From the listing that follows, reproduce only the lines from the one holding "Output the LaTeX" through the one holding "(wind) at (229,52)", both included, with no pictures.
....
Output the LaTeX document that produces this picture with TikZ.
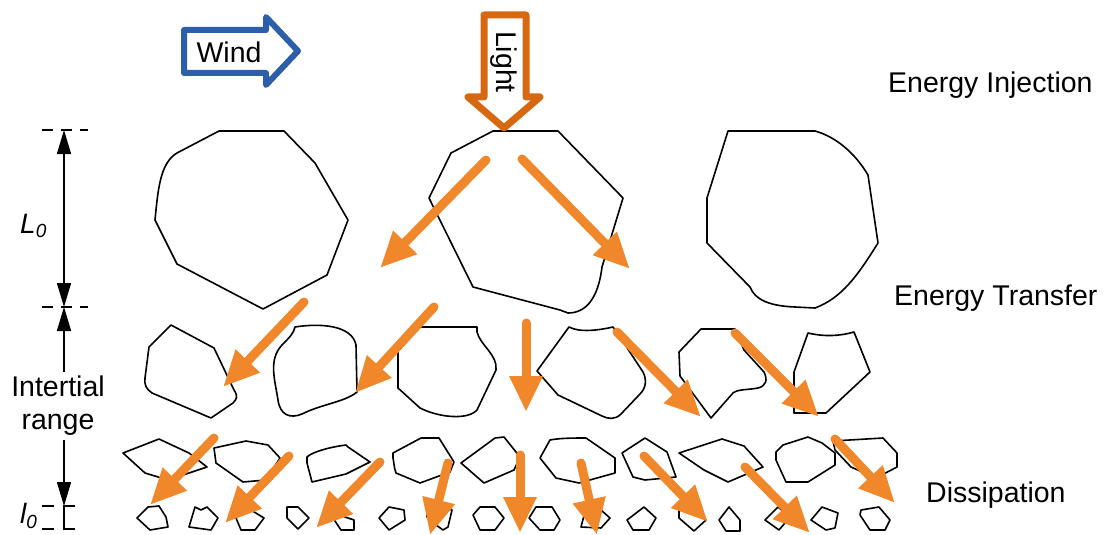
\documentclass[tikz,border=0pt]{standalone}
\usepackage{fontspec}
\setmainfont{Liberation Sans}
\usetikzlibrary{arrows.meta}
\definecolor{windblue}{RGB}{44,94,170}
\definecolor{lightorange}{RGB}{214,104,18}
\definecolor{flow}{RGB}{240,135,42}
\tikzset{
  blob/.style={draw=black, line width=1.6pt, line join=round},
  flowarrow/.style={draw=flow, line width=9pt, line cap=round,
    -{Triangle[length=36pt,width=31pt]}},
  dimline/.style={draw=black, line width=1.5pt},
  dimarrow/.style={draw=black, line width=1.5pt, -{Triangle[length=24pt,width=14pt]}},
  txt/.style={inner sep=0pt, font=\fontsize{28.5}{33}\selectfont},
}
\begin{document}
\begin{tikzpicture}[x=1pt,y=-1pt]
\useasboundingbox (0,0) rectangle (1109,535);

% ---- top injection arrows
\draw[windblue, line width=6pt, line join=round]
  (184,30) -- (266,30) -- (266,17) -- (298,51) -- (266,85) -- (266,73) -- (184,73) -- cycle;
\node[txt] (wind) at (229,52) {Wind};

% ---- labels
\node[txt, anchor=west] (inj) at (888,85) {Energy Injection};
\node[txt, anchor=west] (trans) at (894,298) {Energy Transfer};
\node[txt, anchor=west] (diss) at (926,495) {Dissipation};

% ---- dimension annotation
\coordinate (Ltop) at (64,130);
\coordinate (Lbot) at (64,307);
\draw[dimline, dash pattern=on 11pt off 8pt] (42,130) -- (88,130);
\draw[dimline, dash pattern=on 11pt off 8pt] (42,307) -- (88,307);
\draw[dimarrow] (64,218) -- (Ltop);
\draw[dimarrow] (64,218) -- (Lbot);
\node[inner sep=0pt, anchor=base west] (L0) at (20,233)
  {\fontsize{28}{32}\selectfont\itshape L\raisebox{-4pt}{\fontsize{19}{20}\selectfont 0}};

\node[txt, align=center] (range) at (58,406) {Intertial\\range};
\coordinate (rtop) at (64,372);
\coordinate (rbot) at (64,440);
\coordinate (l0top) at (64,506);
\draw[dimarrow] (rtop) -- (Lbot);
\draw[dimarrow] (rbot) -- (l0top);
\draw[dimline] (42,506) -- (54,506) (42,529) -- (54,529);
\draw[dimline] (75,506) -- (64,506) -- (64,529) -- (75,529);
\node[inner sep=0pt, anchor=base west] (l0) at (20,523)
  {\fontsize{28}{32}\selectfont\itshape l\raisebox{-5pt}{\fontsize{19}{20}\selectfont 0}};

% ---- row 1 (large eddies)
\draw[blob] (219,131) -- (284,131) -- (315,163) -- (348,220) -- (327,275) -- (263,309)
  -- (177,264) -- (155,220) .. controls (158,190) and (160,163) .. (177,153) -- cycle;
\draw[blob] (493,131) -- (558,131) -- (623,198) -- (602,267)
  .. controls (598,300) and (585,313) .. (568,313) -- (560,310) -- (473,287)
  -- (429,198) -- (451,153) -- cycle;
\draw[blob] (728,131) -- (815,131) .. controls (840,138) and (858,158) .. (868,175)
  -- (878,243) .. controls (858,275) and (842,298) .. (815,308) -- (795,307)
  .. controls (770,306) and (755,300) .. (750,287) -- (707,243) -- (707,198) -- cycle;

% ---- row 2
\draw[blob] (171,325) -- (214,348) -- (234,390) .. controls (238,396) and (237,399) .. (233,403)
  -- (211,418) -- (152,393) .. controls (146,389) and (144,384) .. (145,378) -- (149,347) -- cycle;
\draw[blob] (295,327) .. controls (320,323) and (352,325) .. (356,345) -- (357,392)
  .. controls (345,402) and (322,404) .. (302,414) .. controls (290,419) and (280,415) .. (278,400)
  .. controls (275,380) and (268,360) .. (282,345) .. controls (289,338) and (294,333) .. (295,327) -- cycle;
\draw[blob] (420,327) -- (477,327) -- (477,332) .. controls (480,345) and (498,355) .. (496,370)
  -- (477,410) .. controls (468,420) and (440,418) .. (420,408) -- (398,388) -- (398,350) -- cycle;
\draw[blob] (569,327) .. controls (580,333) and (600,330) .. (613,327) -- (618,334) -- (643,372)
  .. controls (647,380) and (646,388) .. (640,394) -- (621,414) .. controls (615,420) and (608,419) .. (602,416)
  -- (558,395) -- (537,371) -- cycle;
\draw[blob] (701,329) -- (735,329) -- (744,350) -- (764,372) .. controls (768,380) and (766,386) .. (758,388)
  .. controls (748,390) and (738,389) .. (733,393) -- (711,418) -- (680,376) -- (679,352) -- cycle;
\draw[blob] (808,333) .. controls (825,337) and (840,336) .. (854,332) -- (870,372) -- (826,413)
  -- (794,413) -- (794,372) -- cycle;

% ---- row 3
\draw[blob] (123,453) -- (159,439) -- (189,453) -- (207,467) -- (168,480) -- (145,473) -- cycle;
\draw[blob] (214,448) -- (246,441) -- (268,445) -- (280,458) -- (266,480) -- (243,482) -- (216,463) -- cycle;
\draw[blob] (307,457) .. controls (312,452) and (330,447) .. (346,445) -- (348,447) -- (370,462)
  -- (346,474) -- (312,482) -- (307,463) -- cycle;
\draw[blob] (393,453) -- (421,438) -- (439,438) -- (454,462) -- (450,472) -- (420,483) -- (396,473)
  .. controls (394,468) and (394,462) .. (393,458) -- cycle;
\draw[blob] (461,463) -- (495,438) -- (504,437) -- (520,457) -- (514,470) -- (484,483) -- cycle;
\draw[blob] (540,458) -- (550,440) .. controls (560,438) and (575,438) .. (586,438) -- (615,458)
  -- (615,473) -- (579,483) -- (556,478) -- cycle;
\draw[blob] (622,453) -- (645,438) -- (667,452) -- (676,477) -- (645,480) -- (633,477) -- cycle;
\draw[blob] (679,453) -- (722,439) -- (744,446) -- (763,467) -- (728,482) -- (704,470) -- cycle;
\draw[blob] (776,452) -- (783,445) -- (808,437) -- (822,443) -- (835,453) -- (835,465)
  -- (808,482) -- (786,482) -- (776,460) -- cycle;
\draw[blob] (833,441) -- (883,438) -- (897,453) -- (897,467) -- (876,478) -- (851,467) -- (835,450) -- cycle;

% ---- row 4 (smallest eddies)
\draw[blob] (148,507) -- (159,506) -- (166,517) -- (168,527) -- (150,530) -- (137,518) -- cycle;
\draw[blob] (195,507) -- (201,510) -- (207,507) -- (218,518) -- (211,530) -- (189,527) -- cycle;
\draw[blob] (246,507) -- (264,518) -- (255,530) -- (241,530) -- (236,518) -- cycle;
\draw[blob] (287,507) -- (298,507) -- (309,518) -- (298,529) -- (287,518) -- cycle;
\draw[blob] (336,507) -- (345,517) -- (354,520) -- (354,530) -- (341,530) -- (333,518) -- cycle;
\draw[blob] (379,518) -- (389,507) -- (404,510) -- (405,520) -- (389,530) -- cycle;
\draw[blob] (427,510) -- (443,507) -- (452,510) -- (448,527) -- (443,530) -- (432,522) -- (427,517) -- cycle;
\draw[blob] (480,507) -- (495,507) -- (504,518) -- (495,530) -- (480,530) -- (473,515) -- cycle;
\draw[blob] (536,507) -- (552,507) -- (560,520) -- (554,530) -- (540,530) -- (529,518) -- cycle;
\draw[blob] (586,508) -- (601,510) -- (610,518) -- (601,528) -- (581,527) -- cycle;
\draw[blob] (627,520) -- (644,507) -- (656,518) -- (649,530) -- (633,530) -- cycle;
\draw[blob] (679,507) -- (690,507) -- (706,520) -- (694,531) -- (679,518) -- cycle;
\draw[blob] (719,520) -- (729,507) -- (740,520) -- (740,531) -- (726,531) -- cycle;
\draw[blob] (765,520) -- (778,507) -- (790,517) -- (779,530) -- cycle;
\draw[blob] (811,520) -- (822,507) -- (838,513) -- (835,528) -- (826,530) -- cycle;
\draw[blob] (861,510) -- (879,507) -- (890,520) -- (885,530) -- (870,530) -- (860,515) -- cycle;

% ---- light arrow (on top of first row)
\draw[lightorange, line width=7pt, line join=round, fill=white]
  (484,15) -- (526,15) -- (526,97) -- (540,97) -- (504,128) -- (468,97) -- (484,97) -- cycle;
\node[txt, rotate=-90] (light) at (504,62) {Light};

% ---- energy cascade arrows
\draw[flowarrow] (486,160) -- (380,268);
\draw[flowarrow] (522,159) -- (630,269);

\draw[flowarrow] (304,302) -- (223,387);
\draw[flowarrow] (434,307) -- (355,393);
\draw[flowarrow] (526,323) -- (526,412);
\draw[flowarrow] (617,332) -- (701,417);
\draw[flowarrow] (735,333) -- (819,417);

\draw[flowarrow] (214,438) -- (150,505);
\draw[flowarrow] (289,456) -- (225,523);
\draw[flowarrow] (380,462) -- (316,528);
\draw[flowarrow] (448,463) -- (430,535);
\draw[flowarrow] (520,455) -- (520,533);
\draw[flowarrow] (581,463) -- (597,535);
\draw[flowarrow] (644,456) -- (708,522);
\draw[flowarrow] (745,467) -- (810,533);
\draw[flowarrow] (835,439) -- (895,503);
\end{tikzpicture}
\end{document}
....
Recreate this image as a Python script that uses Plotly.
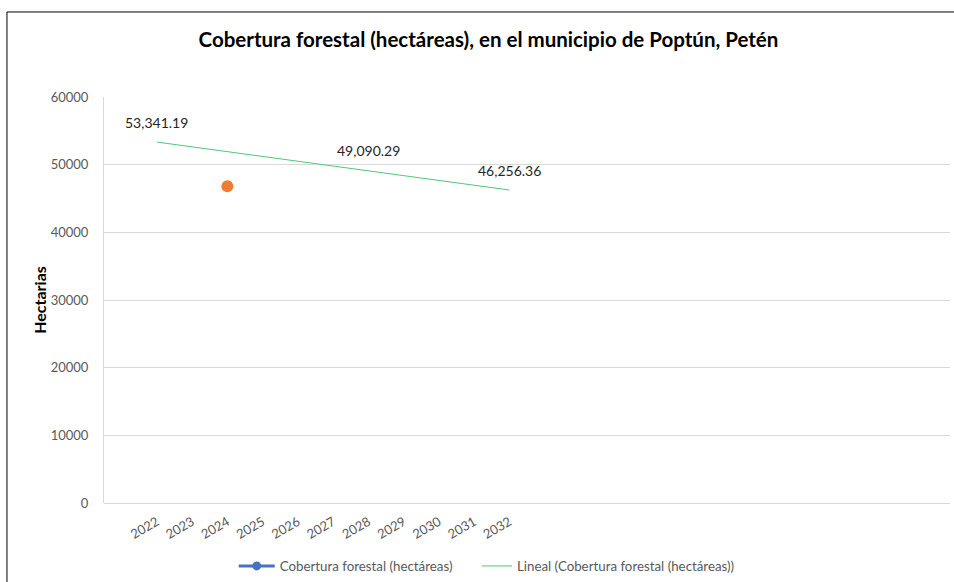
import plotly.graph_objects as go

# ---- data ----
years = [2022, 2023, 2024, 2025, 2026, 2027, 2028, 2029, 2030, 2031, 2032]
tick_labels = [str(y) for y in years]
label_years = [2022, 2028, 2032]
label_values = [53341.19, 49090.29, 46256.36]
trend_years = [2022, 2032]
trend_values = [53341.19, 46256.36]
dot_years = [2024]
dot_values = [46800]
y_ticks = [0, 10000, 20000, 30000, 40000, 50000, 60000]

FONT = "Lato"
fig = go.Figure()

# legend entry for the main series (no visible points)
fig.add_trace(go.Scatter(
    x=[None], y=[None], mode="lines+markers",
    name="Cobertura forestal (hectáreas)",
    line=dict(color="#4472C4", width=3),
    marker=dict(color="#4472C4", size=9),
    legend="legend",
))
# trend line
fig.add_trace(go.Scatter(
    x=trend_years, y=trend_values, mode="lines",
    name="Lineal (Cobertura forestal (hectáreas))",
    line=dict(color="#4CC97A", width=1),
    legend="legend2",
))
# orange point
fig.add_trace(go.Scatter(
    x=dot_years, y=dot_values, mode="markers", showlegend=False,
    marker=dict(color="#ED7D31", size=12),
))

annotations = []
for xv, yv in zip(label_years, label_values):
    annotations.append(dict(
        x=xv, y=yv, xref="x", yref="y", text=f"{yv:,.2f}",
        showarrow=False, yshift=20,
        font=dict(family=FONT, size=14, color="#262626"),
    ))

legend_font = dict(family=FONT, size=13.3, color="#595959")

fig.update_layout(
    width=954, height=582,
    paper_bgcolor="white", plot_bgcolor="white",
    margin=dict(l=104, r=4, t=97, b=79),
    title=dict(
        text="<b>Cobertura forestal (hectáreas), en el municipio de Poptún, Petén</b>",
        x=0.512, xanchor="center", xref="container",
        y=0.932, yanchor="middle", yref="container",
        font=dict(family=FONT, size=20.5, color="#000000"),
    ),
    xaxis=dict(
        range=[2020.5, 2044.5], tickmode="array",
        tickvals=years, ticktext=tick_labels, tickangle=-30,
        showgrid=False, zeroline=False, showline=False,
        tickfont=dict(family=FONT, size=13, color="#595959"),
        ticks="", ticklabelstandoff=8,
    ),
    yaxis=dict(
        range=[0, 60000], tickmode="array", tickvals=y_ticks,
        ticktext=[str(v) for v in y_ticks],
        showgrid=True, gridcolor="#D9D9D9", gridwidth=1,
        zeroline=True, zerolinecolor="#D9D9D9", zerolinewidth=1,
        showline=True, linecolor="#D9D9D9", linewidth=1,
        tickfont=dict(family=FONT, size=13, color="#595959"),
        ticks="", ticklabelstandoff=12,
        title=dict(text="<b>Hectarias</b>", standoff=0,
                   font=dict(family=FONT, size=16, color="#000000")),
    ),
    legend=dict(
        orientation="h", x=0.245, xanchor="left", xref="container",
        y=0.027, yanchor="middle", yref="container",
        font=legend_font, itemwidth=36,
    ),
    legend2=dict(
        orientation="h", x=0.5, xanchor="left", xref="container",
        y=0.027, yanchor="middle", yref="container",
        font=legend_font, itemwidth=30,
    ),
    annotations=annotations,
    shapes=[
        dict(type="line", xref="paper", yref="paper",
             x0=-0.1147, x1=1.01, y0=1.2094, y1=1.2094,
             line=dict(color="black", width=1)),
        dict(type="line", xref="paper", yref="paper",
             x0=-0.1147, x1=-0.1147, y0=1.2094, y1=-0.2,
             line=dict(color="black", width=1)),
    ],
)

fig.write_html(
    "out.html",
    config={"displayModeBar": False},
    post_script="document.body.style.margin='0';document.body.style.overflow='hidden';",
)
....
Complete answer -
Output the LaTeX document that produces this picture with TikZ.
\documentclass[tikz,border=0pt]{standalone}
\usepackage{fontspec}
\setmainfont{Liberation Sans}
\usetikzlibrary{arrows.meta}
\definecolor{windblue}{RGB}{44,94,170}
\definecolor{lightorange}{RGB}{214,104,18}
\definecolor{flow}{RGB}{240,135,42}
\tikzset{
  blob/.style={draw=black, line width=1.6pt, line join=round},
  flowarrow/.style={draw=flow, line width=9pt, line cap=round,
    -{Triangle[length=36pt,width=31pt]}},
  dimline/.style={draw=black, line width=1.5pt},
  dimarrow/.style={draw=black, line width=1.5pt, -{Triangle[length=24pt,width=14pt]}},
  txt/.style={inner sep=0pt, font=\fontsize{28.5}{33}\selectfont},
}
\begin{document}
\begin{tikzpicture}[x=1pt,y=-1pt]
\useasboundingbox (0,0) rectangle (1109,535);

% ---- top injection arrows
\draw[windblue, line width=6pt, line join=round]
  (184,30) -- (266,30) -- (266,17) -- (298,51) -- (266,85) -- (266,73) -- (184,73) -- cycle;
\node[txt] (wind) at (229,52) {Wind};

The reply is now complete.